Is there a habit you wish you could break? Join in with your child! This is an excellent opportunity to work toward a common goal and achieve something together. After all, your child often wants to be just like you

It’s important to remember patience. Habit reversal can often take several months, usually with periods of relapse. When children become discouraged, remind them of how well they were doing when they first started and how it’s normal to take a few steps backward.

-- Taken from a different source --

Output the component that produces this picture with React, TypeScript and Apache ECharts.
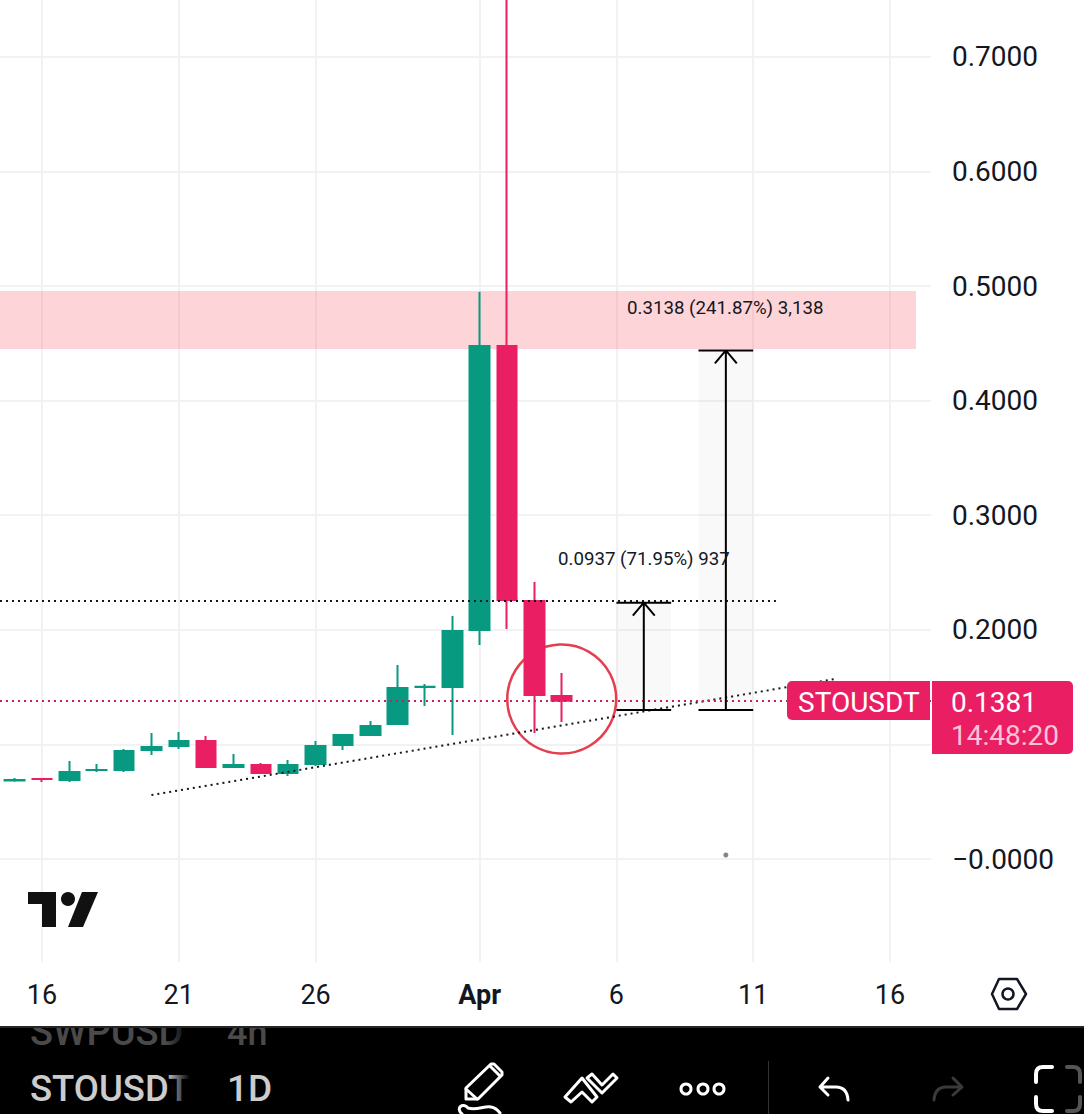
import React, { useEffect, useRef } from "react";
import * as echarts from "echarts";

const FONT = "Roboto";
const INK = "#131722";
const UP = "#089981";
const DOWN = "#E91E63";

const categories = [
  "Mar 14","Mar 15","Mar 16","Mar 17","Mar 18","Mar 19","Mar 20","Mar 21","Mar 22","Mar 23","Mar 24","Mar 25",
  "Mar 26","Mar 27","Mar 28","Mar 29","Mar 30","Mar 31","Apr 1","Apr 2","Apr 3","Apr 4","Apr 5","Apr 6","Apr 7",
  "Apr 8","Apr 9","Apr 10","Apr 11","Apr 12","Apr 13","Apr 14","Apr 15","Apr 16","Apr 17",
];
const timeTicks: Record<string, string> = {
  "Mar 16": "16", "Mar 21": "21", "Mar 26": "26", "Apr 1": "{b|Apr}", "Apr 6": "6", "Apr 11": "11", "Apr 16": "16",
};
const priceTicks = [0, 0.1, 0.2, 0.3, 0.4, 0.5, 0.6, 0.7];

const opens  = [0.0683,0.0684,0.0699,0.0690,0.0776,0.0777,0.0951,0.0986,0.1029,0.0803,0.0820,0.0751,0.0829,0.0995,0.1082,0.1178,0.1500,0.1501,0.1999,0.4476,0.2251,0.1422];
const closes = [0.0685,0.0689,0.0697,0.0759,0.0777,0.0942,0.0977,0.1029,0.0803,0.0820,0.0751,0.0820,0.0986,0.1082,0.1160,0.1492,0.1502,0.1989,0.4476,0.2260,0.1431,0.1381];
const lows   = [0.0675,0.0675,0.0672,0.0672,0.0759,0.0759,0.0908,0.0960,0.0794,0.0794,0.0742,0.0724,0.0812,0.0951,0.1073,0.1169,0.1335,0.1082,0.1867,0.2007,0.1099,0.1195];
const highs  = [0.0695,0.0707,0.0707,0.0855,0.0829,0.0960,0.1100,0.1108,0.1073,0.0916,0.0838,0.0864,0.1030,0.1091,0.1204,0.1693,0.1527,0.2120,0.4948,0.8000,0.2417,0.1623];

// Drawing-tool anchors, in chart units: [day index, price]
const priceLineLevel = 0.1379;
const supplyZoneDays = [-0.5, 33.95];
const supplyZonePrices = [0.445, 0.4956];
const resistanceLine = [[-0.414, 0.2251], [28.83, 0.2251]];
const trendLine = [[6, 0.0558], [31, 0.1571]];
const priceLine = [[-0.414, priceLineLevel], [34.5, priceLineLevel]];
const circleMark = [[21, 0.1396]];
const strayDot = [[27, 0.0035]];
const rangeBase = 0.13;
const rangeATop = 0.2237;
const rangeBTop = 0.4438;
const rangeADays = [23, 24, 25];
const rangeBDays = [26, 27, 28];
const chevronDx = 0.4;
const chevronDy = 0.0113;

const lineS = (name: string, data: any[], color: string, width: number, type: any, z: number) => ({
  type: "line", name, xAxisIndex: 1, yAxisIndex: 0, data, symbol: "none", showSymbol: false, silent: true, z,
  lineStyle: { color, width, type, cap: "butt" },
});

const rangeLines = (days: number[], top: number) => [
  [days[0], top], [days[2], top], null,
  [days[0], rangeBase], [days[2], rangeBase], null,
  [days[1], rangeBase], [days[1], top], null,
  [days[1] - chevronDx, top - chevronDy], [days[1], top], [days[1] + chevronDx, top - chevronDy],
];

const stroke = (color: string, lineWidth: number) => ({ fill: "none", stroke: color, lineWidth, lineJoin: "round", lineCap: "round" });
const txt = (text: string, x: number, y: number, fontSize: number, fill: string, extra: any = {}, z = 100) => ({
  type: "text", x, y, z, silent: true,
  style: { text, fontFamily: FONT, fontSize, fill, verticalAlign: "middle", align: "left", ...extra },
});
const rect = (x: number, y: number, width: number, height: number, fill: any, r: any = 0, z = 100) => ({
  type: "rect", z, silent: true, shape: { x, y, width, height, r }, style: { fill },
});
const poly = (points: number[][], style: any, closed = true) => ({
  type: closed ? "polygon" : "polyline", z: 100, silent: true, shape: { points }, style,
});
const fade = () => new echarts.graphic.LinearGradient(0, 0, 1, 0, [
  { offset: 0, color: "rgba(0,0,0,0)" }, { offset: 1, color: "rgba(0,0,0,1)" },
]);

export default function App() {
  const ref = useRef<HTMLDivElement>(null);
  useEffect(() => {
    echarts.graphic.registerShape("squiggle", echarts.graphic.extendPath("M462,1114 C455,1108 463,1102 468,1108 C480,1112 490,1100 500,1113", {}));
    echarts.graphic.registerShape("undoArrow", echarts.graphic.extendPath("M828,1078 L820,1087 L828,1095 M820,1087 L836,1087 Q847,1087 848,1100", {}));
    echarts.graphic.registerShape("redoArrow", echarts.graphic.extendPath("M953,1078 L962,1087 L953,1095 M962,1087 L946,1087 Q935,1087 934,1100", {}));
    echarts.graphic.registerShape("cornerL", echarts.graphic.extendPath("M1052,1067 L1043,1067 Q1036,1067 1036,1074 L1036,1082 M1036,1097 L1036,1104 Q1036,1111 1043,1111 L1052,1111", {}));
    echarts.graphic.registerShape("cornerR", echarts.graphic.extendPath("M1067,1067 L1073,1067 Q1080,1067 1080,1074 L1080,1082 M1080,1097 L1080,1104 Q1080,1111 1073,1111 L1067,1111", {}));

    const chart = echarts.init(ref.current!, null, { renderer: "svg" });
    chart.setOption({
      animation: false,
      backgroundColor: "#ffffff",
      grid: { left: -26.36, width: 957.36, top: 0, height: 962, containLabel: false, outerBoundsMode: "none" },
      xAxis: [
        {
          type: "category", data: categories, boundaryGap: true, position: "bottom",
          axisLine: { show: false }, axisTick: { show: false }, splitLine: { show: false },
          axisLabel: {
            interval: (_: number, v: string) => v in timeTicks,
            formatter: (v: string) => timeTicks[v] ?? "",
            margin: 19, fontFamily: FONT, fontSize: 27, color: INK,
            rich: { b: { fontFamily: FONT, fontSize: 27, fontWeight: "bold", color: INK } },
          },
        },
        { type: "value", min: -0.5, max: 34.5, show: false },
      ],
      yAxis: {
        type: "value", position: "right", min: (859 - 962) / 1146, max: 859 / 1146, scale: true,
        axisLine: { show: false }, axisTick: { show: false }, splitLine: { show: false },
        axisLabel: {
          customValues: priceTicks, margin: 21, align: "left", fontFamily: FONT, fontSize: 28, color: INK,
          padding: [2, 0, 0, 0],
          formatter: (v: number) => (v === 0 ? "\u22120.0000" : v.toFixed(4)),
        },
      },
      series: [
        {
          type: "line", name: "grid", xAxisIndex: 0, yAxisIndex: 0, data: [], z: 1, silent: true,
          markLine: {
            silent: true, z: 1, symbol: "none", label: { show: false },
            lineStyle: { color: "#f2f2f4", width: 2, type: "solid" },
            data: [
              ...Object.keys(timeTicks).map((c) => ({ xAxis: c })),
              ...priceTicks.map((p) => ({ yAxis: p })),
            ],
          },
        },
        {
          type: "line", name: "zones", xAxisIndex: 1, yAxisIndex: 0, data: [], z: 2, silent: true,
          markArea: {
            silent: true, z: 2, label: { show: false },
            data: [
              [
                { xAxis: supplyZoneDays[0], yAxis: supplyZonePrices[1], itemStyle: { color: "rgba(247,82,95,0.25)" } },
                { xAxis: supplyZoneDays[1], yAxis: supplyZonePrices[0] },
              ],
              [
                { xAxis: rangeADays[0], yAxis: rangeATop, itemStyle: { color: "rgba(0,0,0,0.025)" } },
                { xAxis: rangeADays[2], yAxis: rangeBase },
              ],
              [
                { xAxis: rangeBDays[0], yAxis: rangeBTop, itemStyle: { color: "rgba(0,0,0,0.025)" } },
                { xAxis: rangeBDays[2], yAxis: rangeBase },
              ],
            ],
          },
        },
        {
          type: "scatter", name: "circle", xAxisIndex: 1, yAxisIndex: 0, data: circleMark, symbol: "circle", symbolSize: 109, z: 2, silent: true,
          itemStyle: { color: "rgba(0,0,0,0)", borderColor: "#e53e4f", borderWidth: 2.5, opacity: 1 },
        },
        {
          type: "candlestick", name: "STOUSDT", xAxisIndex: 0, yAxisIndex: 0, z: 3, silent: true, barWidth: 20,
          data: opens.map((o, i) => [o, closes[i], lows[i], highs[i]]),
          itemStyle: { color: UP, color0: DOWN, borderColor: UP, borderColor0: DOWN, borderWidth: 2 },
        },
        lineS("resistance", resistanceLine, INK, 2, [2, 4], 4),
        lineS("trend", trendLine, INK, 2, [2, 4], 4),
        lineS("price", priceLine, "#c9205f", 2, [2, 4], 4),
        lineS("rangeA", rangeLines(rangeADays, rangeATop), "#000000", 2, "solid", 5),
        lineS("rangeB", rangeLines(rangeBDays, rangeBTop), "#000000", 2, "solid", 5),
        {
          type: "scatter", name: "dot", xAxisIndex: 1, yAxisIndex: 0, data: strayDot, symbolSize: 5, z: 5, silent: true,
          itemStyle: { color: "#666666" },
        },
      ],
      graphic: [
        // measure tool captions
        txt("0.3138 (241.87%) 3,138", 627, 308, 18.7, INK),
        txt("0.0937 (71.95%) 937", 558, 559, 18.7, INK),
        // logo
        poly([[28, 892], [56, 892], [56, 927], [42, 927], [42, 904], [28, 904]], { fill: "#111111" }),
        { type: "circle", z: 100, silent: true, shape: { cx: 68, cy: 899, r: 7 }, style: { fill: "#111111" } },
        poly([[82, 892], [98, 892], [83, 927], [68, 927]], { fill: "#111111" }),
        // price tags
        rect(787, 681, 143, 39, DOWN, [5, 0, 0, 5]),
        rect(932, 681, 141, 73, DOWN, [0, 5, 5, 0]),
        txt("STOUSDT", 798, 702, 28, "#ffffff"),
        txt("0.1381", 951, 702, 28, "#ffffff"),
        txt("14:48:20", 951, 735, 28, "#fbc3d7"),
        // settings icon
        poly([[992, 994], [999, 979], [1017, 979], [1026, 994], [1017, 1009], [999, 1009]], stroke(INK, 2.5)),
        { type: "circle", z: 100, silent: true, shape: { cx: 1008, cy: 994, r: 5.5 }, style: stroke(INK, 2.5) },
        // bottom toolbar
        rect(0, 1026, 1084, 88, "#000000"),
        txt("SWPUSD", 30, 1032, 38, "#4a4a4a", { fontWeight: 500 }),
        txt("4h", 227, 1033, 36, "#4a4a4a", { fontWeight: 500 }),
        rect(0, 1012, 1084, 14, "#ffffff"),
        rect(0, 1026, 1084, 2, "#262626"),
        txt("STOUSDT", 30, 1088, 36.5, "#cccccc", { fontWeight: 500 }),
        txt("1D", 227, 1088, 37, "#cccccc", { fontWeight: 500 }),
        rect(166, 1028, 24, 86, fade()),
        rect(190, 1028, 30, 86, "#000000"),
        poly([[466, 1099], [466, 1088], [491, 1064], [494, 1064], [502, 1072], [502, 1075], [478, 1099]], stroke("#ffffff", 3)),
        poly([[466, 1089], [477, 1099]], stroke("#ffffff", 3), false),
        poly([[490, 1066], [500, 1076]], stroke("#ffffff", 3), false),
        { type: "squiggle", z: 100, silent: true, x: 0, y: 0, style: stroke("#ffffff", 3) },
        poly([[565, 1097], [582, 1078], [597, 1097], [592, 1102], [582, 1092], [571, 1102]], stroke("#ffffff", 3)),
        poly([[587, 1078], [592, 1074], [602, 1085], [613, 1074], [617, 1078], [602, 1093]], stroke("#ffffff", 3)),
        ...[686, 703, 719].map((cx) => ({ type: "circle", z: 100, silent: true, shape: { cx, cy: 1089, r: 5 }, style: stroke("#ffffff", 3) })),
        rect(768, 1061, 1, 53, "#333333"),
        { type: "undoArrow", z: 100, silent: true, x: 0, y: 0, style: stroke("#ffffff", 3) },
        { type: "redoArrow", z: 100, silent: true, x: 0, y: 0, style: stroke("#3a3a3a", 3) },
        { type: "cornerL", z: 100, silent: true, x: 0, y: 0, style: stroke("#ffffff", 4) },
        { type: "cornerR", z: 100, silent: true, x: 0, y: 0, style: stroke("#555555", 4) },
      ],
    });
    return () => chart.dispose();
  }, []);
  return <div ref={ref} style={{ position: "fixed", left: 0, top: 0, width: 1084, height: 1114 }} />;
}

“Most habits are fairly benign. The point is to really address them when they are causing distress to children,” said Catherine Nicholas, M.D., a Cook Children’s pediatrician in Fort Worth. “If it’s not bothering them and it’s not bothering the parents, and it’s not causing them long-term physical or emotional pain, it’s not something to worry about. Usually when they’re older, they will ask their parents to help them stop.”

And when that time comes, make it a habit to be there for your child.

About the source

Catherine Nicholas, M.D., grew up in Portland, Oregon. She received her undergraduate degree in music from Linfield College in 2005, and graduated from Oregon Health and Science University School of Medicine in 2009. She always knew she wanted to work in pediatrics, and completed her residency at Children’s Medical Center, Dallas in 2012. She enjoys getting to know the families at her clinic, watching the children grow up over time and building a relationship with them and their parents. Some of her medical interests include childhood nutrition, preventive care, and parent/patient education. She strongly believes in the importance of childhood vaccinations.

She met her husband Greg in college, and they have been married since 2010. Although they are both transplants to Texas, they love their “adopted” home state. Some of Dr. Nicholas’s hobbies include photography, craft projects, music, running, travel, and learning Spanish.